What you need to do —
Exactly the lines from the line holding "Write the matplotlib code for this chart." to the line holding "grad = np.linspace(0, 1, 256).reshape(-1, 1)", both lines included, are to be echoed; pictures are not.

Source code of charts —

══════════

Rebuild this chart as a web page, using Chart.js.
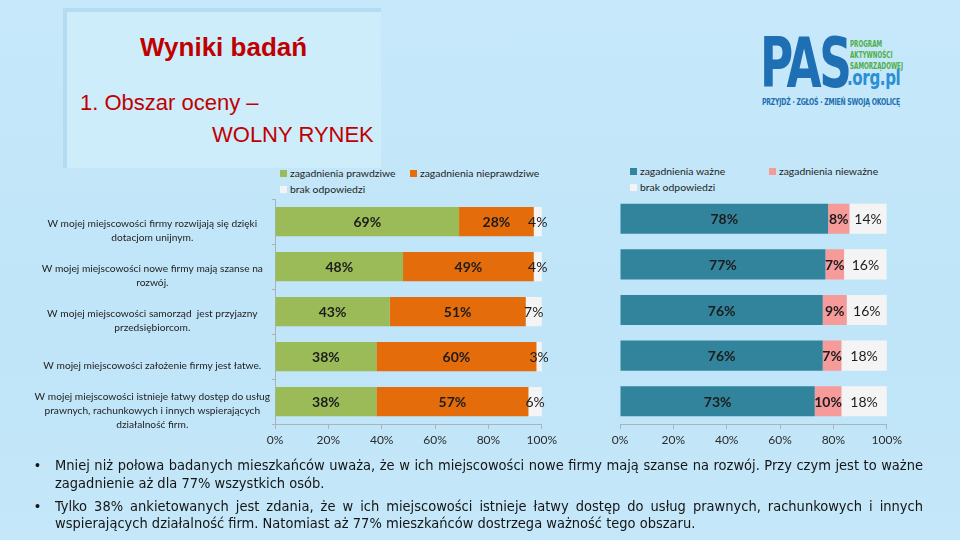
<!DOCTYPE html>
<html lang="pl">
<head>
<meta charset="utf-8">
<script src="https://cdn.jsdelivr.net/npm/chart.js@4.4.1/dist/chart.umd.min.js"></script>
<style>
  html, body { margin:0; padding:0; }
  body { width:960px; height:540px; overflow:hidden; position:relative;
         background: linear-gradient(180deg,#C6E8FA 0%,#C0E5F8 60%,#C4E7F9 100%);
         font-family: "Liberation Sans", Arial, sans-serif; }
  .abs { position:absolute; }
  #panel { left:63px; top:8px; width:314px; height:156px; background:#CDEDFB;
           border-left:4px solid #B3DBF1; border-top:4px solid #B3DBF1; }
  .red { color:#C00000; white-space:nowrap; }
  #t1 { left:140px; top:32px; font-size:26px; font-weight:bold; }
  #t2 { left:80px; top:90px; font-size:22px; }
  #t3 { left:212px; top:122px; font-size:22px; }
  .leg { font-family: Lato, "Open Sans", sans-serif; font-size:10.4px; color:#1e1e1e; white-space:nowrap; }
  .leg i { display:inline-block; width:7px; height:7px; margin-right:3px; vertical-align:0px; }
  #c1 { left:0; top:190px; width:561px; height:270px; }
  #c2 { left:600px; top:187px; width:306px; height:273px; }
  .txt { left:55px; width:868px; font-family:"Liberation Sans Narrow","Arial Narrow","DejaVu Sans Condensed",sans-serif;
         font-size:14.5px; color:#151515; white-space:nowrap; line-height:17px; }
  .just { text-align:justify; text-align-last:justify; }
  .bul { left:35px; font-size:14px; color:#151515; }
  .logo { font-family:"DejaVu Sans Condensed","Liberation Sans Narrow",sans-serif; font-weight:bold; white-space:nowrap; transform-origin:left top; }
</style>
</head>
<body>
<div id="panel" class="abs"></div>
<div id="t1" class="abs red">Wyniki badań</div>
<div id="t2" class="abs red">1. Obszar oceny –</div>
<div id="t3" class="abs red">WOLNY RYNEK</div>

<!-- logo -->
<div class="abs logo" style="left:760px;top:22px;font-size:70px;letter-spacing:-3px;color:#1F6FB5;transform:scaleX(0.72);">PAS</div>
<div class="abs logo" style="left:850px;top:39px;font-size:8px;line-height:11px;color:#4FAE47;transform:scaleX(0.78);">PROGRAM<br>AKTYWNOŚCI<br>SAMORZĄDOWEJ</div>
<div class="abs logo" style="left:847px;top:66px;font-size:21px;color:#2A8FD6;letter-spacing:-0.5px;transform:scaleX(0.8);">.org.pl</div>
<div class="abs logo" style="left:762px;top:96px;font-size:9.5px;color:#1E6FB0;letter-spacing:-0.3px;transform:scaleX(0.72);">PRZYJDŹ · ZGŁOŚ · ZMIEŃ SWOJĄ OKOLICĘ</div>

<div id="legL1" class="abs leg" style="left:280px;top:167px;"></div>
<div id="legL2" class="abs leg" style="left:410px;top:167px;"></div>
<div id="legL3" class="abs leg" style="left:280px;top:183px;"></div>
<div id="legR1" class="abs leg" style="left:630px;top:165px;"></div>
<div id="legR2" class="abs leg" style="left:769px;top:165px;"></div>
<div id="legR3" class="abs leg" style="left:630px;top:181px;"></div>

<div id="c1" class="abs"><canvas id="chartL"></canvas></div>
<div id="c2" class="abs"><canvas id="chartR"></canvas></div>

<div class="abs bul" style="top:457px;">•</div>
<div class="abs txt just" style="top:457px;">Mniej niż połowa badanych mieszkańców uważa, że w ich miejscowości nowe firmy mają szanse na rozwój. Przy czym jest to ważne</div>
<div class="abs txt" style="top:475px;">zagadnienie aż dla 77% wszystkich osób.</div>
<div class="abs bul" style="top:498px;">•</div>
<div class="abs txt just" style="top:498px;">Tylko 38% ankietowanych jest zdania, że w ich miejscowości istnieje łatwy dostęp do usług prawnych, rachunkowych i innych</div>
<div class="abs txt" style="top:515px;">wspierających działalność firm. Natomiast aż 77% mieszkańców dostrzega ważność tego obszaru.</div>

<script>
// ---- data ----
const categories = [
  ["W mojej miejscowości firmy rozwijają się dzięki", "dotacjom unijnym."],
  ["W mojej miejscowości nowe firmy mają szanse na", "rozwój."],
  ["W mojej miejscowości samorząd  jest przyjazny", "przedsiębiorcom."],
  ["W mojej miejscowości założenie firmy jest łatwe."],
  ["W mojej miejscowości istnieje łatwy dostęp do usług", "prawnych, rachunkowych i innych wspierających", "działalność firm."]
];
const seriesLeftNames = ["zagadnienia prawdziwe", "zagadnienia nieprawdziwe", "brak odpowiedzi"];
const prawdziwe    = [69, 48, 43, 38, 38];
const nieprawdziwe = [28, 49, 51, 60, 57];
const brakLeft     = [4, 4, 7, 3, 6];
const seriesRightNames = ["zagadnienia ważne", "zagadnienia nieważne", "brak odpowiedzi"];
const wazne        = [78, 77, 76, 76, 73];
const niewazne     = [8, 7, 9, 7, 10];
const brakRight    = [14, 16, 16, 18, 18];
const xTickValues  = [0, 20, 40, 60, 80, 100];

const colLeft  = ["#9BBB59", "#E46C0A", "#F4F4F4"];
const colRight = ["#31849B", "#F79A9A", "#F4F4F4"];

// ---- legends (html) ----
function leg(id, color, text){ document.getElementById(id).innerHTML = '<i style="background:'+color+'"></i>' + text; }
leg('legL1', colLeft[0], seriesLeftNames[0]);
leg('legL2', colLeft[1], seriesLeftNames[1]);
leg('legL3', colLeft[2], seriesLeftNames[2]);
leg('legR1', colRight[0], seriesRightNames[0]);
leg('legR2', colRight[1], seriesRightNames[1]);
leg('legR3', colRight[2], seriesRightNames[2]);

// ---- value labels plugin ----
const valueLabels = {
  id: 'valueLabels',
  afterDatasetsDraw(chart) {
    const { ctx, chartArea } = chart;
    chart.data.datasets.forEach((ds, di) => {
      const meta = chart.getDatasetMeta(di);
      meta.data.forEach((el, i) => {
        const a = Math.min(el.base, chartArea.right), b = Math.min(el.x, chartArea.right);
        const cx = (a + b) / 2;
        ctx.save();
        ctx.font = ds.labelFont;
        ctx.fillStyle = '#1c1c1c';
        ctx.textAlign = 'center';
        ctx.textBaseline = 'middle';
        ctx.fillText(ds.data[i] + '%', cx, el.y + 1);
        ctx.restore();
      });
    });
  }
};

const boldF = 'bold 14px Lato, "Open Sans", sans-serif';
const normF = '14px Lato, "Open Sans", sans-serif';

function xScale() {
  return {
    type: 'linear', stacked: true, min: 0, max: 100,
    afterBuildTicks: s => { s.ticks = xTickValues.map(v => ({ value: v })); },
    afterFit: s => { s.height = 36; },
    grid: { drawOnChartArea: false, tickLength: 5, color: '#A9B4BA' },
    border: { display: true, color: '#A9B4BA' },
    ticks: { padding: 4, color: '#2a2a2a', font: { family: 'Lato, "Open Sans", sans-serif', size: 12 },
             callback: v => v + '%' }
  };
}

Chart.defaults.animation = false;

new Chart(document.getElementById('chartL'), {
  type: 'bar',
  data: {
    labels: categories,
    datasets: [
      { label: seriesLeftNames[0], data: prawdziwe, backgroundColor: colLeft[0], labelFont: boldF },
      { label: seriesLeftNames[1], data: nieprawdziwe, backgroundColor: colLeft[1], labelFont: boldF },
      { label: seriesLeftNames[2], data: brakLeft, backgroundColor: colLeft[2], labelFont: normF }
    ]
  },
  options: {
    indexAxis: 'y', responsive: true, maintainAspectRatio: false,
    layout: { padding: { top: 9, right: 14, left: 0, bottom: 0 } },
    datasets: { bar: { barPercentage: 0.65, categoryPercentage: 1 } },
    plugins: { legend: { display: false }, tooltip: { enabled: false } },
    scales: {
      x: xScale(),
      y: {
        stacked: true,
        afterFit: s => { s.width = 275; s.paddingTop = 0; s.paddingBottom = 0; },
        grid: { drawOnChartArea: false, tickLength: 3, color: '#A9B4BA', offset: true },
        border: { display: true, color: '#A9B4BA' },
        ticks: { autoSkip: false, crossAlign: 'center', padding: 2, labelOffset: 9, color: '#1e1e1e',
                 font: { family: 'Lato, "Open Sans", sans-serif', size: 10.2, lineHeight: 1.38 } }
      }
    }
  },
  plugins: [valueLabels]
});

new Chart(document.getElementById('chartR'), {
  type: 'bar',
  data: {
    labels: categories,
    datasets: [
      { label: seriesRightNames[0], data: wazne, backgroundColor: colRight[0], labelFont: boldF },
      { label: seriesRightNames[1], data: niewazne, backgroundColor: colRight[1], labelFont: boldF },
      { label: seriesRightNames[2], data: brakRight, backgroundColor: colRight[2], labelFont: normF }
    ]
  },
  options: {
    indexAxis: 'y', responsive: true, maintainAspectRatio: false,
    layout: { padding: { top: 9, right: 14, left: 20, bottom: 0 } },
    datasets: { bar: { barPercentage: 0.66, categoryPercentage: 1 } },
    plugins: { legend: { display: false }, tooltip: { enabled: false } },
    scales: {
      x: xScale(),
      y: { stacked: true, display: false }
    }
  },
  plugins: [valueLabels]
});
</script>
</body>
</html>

══════════

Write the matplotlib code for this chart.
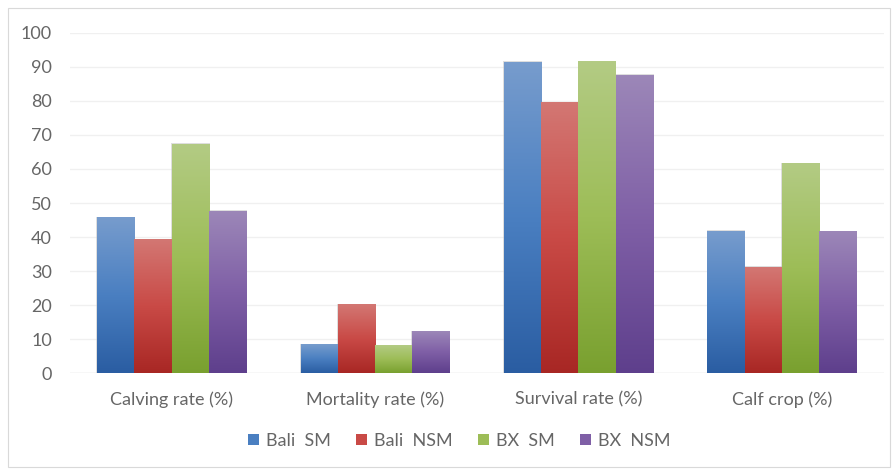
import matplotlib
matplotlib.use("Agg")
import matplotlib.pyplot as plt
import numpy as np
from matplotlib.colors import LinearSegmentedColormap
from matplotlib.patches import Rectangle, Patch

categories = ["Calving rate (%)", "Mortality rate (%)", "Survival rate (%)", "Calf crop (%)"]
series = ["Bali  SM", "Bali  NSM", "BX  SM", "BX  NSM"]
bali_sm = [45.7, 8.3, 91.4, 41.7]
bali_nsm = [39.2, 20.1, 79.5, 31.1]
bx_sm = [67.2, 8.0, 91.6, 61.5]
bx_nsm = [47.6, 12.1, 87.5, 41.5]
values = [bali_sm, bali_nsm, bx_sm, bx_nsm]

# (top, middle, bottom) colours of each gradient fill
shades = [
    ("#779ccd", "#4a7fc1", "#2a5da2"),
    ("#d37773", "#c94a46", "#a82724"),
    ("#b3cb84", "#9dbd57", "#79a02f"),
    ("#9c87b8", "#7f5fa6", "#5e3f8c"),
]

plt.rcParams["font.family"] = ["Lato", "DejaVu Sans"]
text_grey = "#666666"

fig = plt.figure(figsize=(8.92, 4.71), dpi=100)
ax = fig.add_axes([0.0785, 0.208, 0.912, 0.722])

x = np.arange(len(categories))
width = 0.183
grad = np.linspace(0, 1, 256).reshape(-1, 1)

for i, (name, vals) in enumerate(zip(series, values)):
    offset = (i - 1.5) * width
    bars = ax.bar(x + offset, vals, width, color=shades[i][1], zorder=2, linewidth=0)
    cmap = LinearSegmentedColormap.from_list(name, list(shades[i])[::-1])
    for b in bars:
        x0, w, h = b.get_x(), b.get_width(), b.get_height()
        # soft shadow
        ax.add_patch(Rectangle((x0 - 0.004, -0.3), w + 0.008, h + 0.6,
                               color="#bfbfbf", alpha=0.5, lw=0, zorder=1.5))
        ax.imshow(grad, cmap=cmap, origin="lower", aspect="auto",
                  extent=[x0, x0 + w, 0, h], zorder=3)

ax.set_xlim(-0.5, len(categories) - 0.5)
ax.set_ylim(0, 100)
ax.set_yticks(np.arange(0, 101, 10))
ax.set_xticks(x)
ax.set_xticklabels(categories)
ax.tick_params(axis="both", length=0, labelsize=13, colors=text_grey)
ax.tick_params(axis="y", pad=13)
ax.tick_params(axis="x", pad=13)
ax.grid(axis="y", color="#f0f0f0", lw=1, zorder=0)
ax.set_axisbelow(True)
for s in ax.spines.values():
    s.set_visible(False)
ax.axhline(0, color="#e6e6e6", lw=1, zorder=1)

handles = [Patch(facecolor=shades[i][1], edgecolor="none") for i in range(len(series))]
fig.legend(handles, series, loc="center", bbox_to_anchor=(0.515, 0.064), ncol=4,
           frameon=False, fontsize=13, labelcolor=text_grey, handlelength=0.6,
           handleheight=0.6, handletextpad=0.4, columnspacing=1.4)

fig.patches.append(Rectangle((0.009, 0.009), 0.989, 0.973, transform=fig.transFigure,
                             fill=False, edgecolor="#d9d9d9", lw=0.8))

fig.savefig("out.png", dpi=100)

══════════

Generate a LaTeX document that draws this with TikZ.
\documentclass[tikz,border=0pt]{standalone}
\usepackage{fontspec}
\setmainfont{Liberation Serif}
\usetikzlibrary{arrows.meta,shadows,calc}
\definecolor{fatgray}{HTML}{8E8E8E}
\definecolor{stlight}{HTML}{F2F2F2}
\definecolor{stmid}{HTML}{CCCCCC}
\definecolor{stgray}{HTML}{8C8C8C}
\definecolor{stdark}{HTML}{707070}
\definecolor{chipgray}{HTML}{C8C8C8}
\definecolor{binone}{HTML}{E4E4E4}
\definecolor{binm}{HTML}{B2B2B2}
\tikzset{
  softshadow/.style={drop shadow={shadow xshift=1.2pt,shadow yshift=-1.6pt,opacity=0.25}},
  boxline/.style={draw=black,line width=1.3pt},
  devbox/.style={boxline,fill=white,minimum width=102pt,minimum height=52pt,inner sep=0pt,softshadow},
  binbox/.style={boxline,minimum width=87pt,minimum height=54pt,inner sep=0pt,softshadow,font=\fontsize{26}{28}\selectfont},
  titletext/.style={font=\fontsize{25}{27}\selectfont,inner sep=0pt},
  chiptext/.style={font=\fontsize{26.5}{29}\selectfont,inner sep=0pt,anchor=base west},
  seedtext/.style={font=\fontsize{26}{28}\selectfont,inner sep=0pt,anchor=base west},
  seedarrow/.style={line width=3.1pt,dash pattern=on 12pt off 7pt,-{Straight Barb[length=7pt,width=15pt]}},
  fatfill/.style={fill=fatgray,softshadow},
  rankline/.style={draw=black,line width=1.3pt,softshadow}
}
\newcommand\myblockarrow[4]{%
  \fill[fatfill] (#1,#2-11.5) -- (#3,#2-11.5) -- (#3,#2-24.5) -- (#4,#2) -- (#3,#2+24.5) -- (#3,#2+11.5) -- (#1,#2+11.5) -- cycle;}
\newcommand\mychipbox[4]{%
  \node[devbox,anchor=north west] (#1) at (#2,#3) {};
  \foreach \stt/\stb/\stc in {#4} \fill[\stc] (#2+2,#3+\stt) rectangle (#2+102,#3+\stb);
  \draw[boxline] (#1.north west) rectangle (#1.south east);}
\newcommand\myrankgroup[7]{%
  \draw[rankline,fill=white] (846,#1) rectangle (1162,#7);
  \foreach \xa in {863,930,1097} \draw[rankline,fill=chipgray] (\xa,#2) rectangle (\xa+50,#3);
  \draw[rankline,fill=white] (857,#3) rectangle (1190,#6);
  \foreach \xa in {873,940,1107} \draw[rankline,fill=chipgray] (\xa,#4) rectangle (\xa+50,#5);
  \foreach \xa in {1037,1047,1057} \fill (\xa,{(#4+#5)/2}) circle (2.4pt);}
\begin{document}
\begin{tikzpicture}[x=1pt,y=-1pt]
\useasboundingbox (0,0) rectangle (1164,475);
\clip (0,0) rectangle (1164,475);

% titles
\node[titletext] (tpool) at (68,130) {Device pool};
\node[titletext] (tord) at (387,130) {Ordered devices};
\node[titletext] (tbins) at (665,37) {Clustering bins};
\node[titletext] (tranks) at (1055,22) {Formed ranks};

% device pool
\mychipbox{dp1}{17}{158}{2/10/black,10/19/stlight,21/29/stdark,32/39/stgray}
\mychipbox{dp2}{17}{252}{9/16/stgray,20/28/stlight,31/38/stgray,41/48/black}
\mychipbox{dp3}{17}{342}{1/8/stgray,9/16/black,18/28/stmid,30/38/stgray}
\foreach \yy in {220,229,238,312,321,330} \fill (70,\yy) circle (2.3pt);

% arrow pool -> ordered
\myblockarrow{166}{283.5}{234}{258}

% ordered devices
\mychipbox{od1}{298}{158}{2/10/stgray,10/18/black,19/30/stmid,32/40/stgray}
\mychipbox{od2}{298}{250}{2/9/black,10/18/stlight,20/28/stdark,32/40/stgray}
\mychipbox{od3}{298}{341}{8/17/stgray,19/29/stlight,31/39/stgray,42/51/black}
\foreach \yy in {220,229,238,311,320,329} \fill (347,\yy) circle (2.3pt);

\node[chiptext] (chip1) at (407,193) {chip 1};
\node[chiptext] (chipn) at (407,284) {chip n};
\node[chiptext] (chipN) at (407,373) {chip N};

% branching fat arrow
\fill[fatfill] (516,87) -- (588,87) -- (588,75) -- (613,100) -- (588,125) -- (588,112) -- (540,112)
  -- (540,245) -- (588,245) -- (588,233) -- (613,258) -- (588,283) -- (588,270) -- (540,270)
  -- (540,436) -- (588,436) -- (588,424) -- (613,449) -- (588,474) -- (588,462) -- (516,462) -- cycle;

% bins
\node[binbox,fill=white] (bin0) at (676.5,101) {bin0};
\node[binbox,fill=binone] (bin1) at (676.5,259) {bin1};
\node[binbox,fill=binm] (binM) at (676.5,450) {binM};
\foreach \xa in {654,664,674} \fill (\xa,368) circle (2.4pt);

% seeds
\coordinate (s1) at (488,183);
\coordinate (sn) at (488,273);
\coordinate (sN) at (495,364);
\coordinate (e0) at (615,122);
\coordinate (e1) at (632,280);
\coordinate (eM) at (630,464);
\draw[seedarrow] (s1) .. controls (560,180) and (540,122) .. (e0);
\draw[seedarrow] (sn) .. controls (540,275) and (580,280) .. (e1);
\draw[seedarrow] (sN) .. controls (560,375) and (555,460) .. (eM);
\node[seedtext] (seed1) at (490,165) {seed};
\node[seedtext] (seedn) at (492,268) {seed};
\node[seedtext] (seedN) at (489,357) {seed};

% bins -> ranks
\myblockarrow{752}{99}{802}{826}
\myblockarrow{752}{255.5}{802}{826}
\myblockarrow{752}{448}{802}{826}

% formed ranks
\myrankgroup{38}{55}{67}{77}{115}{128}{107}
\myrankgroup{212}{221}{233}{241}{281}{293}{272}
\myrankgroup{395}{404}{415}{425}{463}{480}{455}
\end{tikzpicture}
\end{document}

══════════

Correct answer —
Write the matplotlib code for this chart.
import matplotlib
matplotlib.use("Agg")
import matplotlib.pyplot as plt
import numpy as np
from matplotlib.colors import LinearSegmentedColormap
from matplotlib.patches import Rectangle, Patch

categories = ["Calving rate (%)", "Mortality rate (%)", "Survival rate (%)", "Calf crop (%)"]
series = ["Bali  SM", "Bali  NSM", "BX  SM", "BX  NSM"]
bali_sm = [45.7, 8.3, 91.4, 41.7]
bali_nsm = [39.2, 20.1, 79.5, 31.1]
bx_sm = [67.2, 8.0, 91.6, 61.5]
bx_nsm = [47.6, 12.1, 87.5, 41.5]
values = [bali_sm, bali_nsm, bx_sm, bx_nsm]

# (top, middle, bottom) colours of each gradient fill
shades = [
    ("#779ccd", "#4a7fc1", "#2a5da2"),
    ("#d37773", "#c94a46", "#a82724"),
    ("#b3cb84", "#9dbd57", "#79a02f"),
    ("#9c87b8", "#7f5fa6", "#5e3f8c"),
]

plt.rcParams["font.family"] = ["Lato", "DejaVu Sans"]
text_grey = "#666666"

fig = plt.figure(figsize=(8.92, 4.71), dpi=100)
ax = fig.add_axes([0.0785, 0.208, 0.912, 0.722])

x = np.arange(len(categories))
width = 0.183
grad = np.linspace(0, 1, 256).reshape(-1, 1)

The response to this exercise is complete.